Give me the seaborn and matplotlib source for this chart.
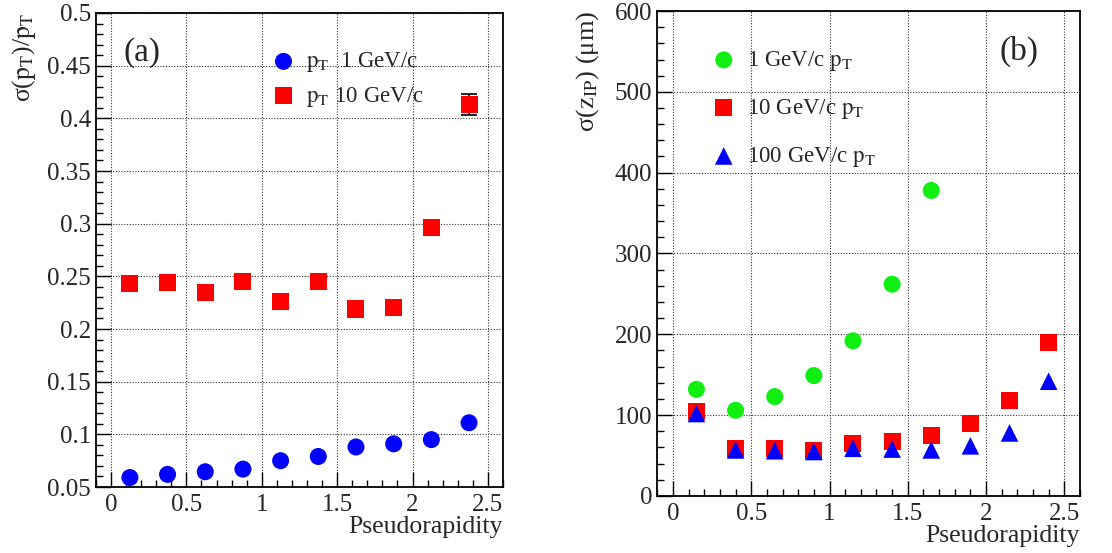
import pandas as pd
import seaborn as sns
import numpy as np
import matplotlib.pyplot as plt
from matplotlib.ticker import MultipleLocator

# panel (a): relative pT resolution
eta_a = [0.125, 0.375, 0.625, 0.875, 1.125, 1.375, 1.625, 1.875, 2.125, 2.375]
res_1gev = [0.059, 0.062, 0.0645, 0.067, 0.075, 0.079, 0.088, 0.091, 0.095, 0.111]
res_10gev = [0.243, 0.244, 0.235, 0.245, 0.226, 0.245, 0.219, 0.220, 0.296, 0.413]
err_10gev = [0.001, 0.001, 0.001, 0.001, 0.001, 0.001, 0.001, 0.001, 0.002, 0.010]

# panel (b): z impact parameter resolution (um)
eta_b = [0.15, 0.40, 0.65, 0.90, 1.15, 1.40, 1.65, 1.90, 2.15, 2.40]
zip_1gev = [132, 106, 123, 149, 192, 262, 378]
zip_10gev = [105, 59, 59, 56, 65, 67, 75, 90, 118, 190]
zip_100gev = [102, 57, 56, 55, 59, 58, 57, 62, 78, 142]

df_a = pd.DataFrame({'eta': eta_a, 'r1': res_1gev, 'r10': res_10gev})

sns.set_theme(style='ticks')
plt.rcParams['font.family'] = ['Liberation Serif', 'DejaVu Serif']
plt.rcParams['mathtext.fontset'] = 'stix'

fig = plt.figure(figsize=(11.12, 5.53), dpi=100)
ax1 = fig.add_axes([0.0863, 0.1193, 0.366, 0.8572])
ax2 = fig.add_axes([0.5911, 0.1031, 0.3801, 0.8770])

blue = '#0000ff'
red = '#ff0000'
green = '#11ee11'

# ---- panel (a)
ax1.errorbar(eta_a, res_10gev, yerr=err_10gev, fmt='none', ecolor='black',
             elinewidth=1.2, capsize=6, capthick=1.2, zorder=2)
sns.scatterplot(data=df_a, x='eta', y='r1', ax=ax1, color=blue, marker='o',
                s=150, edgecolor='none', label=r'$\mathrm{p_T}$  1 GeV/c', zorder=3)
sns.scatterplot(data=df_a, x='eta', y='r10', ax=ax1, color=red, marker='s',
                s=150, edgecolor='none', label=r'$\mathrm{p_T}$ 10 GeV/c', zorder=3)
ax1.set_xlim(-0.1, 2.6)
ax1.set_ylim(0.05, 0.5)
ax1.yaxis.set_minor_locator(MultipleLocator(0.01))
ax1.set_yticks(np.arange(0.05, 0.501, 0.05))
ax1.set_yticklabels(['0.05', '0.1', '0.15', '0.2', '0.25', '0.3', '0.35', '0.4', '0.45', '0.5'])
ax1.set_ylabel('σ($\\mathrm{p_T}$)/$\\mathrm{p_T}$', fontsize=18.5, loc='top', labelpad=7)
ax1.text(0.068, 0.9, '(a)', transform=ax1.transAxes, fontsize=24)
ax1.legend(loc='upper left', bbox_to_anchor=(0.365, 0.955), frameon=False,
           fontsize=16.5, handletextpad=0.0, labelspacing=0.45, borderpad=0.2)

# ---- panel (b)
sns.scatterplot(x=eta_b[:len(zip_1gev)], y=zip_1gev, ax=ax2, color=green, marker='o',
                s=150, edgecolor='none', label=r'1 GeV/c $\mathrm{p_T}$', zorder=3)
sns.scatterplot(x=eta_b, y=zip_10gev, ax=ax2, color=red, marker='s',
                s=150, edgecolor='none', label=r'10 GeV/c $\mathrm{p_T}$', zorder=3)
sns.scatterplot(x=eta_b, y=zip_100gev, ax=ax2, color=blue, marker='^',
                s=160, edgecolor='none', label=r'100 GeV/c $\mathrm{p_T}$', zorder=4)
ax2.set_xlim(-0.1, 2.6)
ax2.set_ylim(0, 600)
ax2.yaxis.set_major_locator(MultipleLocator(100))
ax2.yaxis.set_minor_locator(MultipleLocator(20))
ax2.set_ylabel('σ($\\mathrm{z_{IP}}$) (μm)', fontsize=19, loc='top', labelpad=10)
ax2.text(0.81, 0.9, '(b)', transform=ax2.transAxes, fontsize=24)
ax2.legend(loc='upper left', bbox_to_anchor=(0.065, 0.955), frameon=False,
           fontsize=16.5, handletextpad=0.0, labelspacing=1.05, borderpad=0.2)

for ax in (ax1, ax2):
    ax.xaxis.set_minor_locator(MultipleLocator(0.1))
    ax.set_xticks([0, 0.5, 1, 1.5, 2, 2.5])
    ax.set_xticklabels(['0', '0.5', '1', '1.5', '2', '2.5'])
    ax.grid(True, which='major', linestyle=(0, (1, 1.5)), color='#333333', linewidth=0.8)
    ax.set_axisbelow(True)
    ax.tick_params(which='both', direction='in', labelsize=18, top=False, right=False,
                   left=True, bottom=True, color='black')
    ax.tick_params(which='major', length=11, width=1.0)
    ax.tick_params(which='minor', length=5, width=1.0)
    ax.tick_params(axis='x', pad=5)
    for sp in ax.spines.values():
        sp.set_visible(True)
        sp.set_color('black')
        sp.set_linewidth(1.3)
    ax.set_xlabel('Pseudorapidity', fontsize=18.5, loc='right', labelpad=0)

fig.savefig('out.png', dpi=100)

● **Work to complete**: Output each line exactly; omit every picture.

● **Answer to the problem**:
Give me the seaborn and matplotlib source for this chart.
import pandas as pd
import seaborn as sns
import numpy as np
import matplotlib.pyplot as plt
from matplotlib.ticker import MultipleLocator

# panel (a): relative pT resolution
eta_a = [0.125, 0.375, 0.625, 0.875, 1.125, 1.375, 1.625, 1.875, 2.125, 2.375]
res_1gev = [0.059, 0.062, 0.0645, 0.067, 0.075, 0.079, 0.088, 0.091, 0.095, 0.111]
res_10gev = [0.243, 0.244, 0.235, 0.245, 0.226, 0.245, 0.219, 0.220, 0.296, 0.413]
err_10gev = [0.001, 0.001, 0.001, 0.001, 0.001, 0.001, 0.001, 0.001, 0.002, 0.010]

# panel (b): z impact parameter resolution (um)
eta_b = [0.15, 0.40, 0.65, 0.90, 1.15, 1.40, 1.65, 1.90, 2.15, 2.40]
zip_1gev = [132, 106, 123, 149, 192, 262, 378]
zip_10gev = [105, 59, 59, 56, 65, 67, 75, 90, 118, 190]
zip_100gev = [102, 57, 56, 55, 59, 58, 57, 62, 78, 142]

df_a = pd.DataFrame({'eta': eta_a, 'r1': res_1gev, 'r10': res_10gev})

sns.set_theme(style='ticks')
plt.rcParams['font.family'] = ['Liberation Serif', 'DejaVu Serif']
plt.rcParams['mathtext.fontset'] = 'stix'

fig = plt.figure(figsize=(11.12, 5.53), dpi=100)
ax1 = fig.add_axes([0.0863, 0.1193, 0.366, 0.8572])
ax2 = fig.add_axes([0.5911, 0.1031, 0.3801, 0.8770])

blue = '#0000ff'
red = '#ff0000'
green = '#11ee11'

# ---- panel (a)
ax1.errorbar(eta_a, res_10gev, yerr=err_10gev, fmt='none', ecolor='black',
             elinewidth=1.2, capsize=6, capthick=1.2, zorder=2)
sns.scatterplot(data=df_a, x='eta', y='r1', ax=ax1, color=blue, marker='o',
                s=150, edgecolor='none', label=r'$\mathrm{p_T}$  1 GeV/c', zorder=3)
sns.scatterplot(data=df_a, x='eta', y='r10', ax=ax1, color=red, marker='s',
                s=150, edgecolor='none', label=r'$\mathrm{p_T}$ 10 GeV/c', zorder=3)
ax1.set_xlim(-0.1, 2.6)
ax1.set_ylim(0.05, 0.5)
ax1.yaxis.set_minor_locator(MultipleLocator(0.01))
ax1.set_yticks(np.arange(0.05, 0.501, 0.05))
ax1.set_yticklabels(['0.05', '0.1', '0.15', '0.2', '0.25', '0.3', '0.35', '0.4', '0.45', '0.5'])
ax1.set_ylabel('σ($\\mathrm{p_T}$)/$\\mathrm{p_T}$', fontsize=18.5, loc='top', labelpad=7)
ax1.text(0.068, 0.9, '(a)', transform=ax1.transAxes, fontsize=24)
ax1.legend(loc='upper left', bbox_to_anchor=(0.365, 0.955), frameon=False,
           fontsize=16.5, handletextpad=0.0, labelspacing=0.45, borderpad=0.2)

# ---- panel (b)
sns.scatterplot(x=eta_b[:len(zip_1gev)], y=zip_1gev, ax=ax2, color=green, marker='o',
                s=150, edgecolor='none', label=r'1 GeV/c $\mathrm{p_T}$', zorder=3)
sns.scatterplot(x=eta_b, y=zip_10gev, ax=ax2, color=red, marker='s',
                s=150, edgecolor='none', label=r'10 GeV/c $\mathrm{p_T}$', zorder=3)
sns.scatterplot(x=eta_b, y=zip_100gev, ax=ax2, color=blue, marker='^',
                s=160, edgecolor='none', label=r'100 GeV/c $\mathrm{p_T}$', zorder=4)
ax2.set_xlim(-0.1, 2.6)
ax2.set_ylim(0, 600)
ax2.yaxis.set_major_locator(MultipleLocator(100))
ax2.yaxis.set_minor_locator(MultipleLocator(20))
ax2.set_ylabel('σ($\\mathrm{z_{IP}}$) (μm)', fontsize=19, loc='top', labelpad=10)
ax2.text(0.81, 0.9, '(b)', transform=ax2.transAxes, fontsize=24)
ax2.legend(loc='upper left', bbox_to_anchor=(0.065, 0.955), frameon=False,
           fontsize=16.5, handletextpad=0.0, labelspacing=1.05, borderpad=0.2)

for ax in (ax1, ax2):
    ax.xaxis.set_minor_locator(MultipleLocator(0.1))
    ax.set_xticks([0, 0.5, 1, 1.5, 2, 2.5])
    ax.set_xticklabels(['0', '0.5', '1', '1.5', '2', '2.5'])
    ax.grid(True, which='major', linestyle=(0, (1, 1.5)), color='#333333', linewidth=0.8)
    ax.set_axisbelow(True)
    ax.tick_params(which='both', direction='in', labelsize=18, top=False, right=False,
                   left=True, bottom=True, color='black')
    ax.tick_params(which='major', length=11, width=1.0)
    ax.tick_params(which='minor', length=5, width=1.0)
    ax.tick_params(axis='x', pad=5)
    for sp in ax.spines.values():
        sp.set_visible(True)
        sp.set_color('black')
        sp.set_linewidth(1.3)
    ax.set_xlabel('Pseudorapidity', fontsize=18.5, loc='right', labelpad=0)

fig.savefig('out.png', dpi=100)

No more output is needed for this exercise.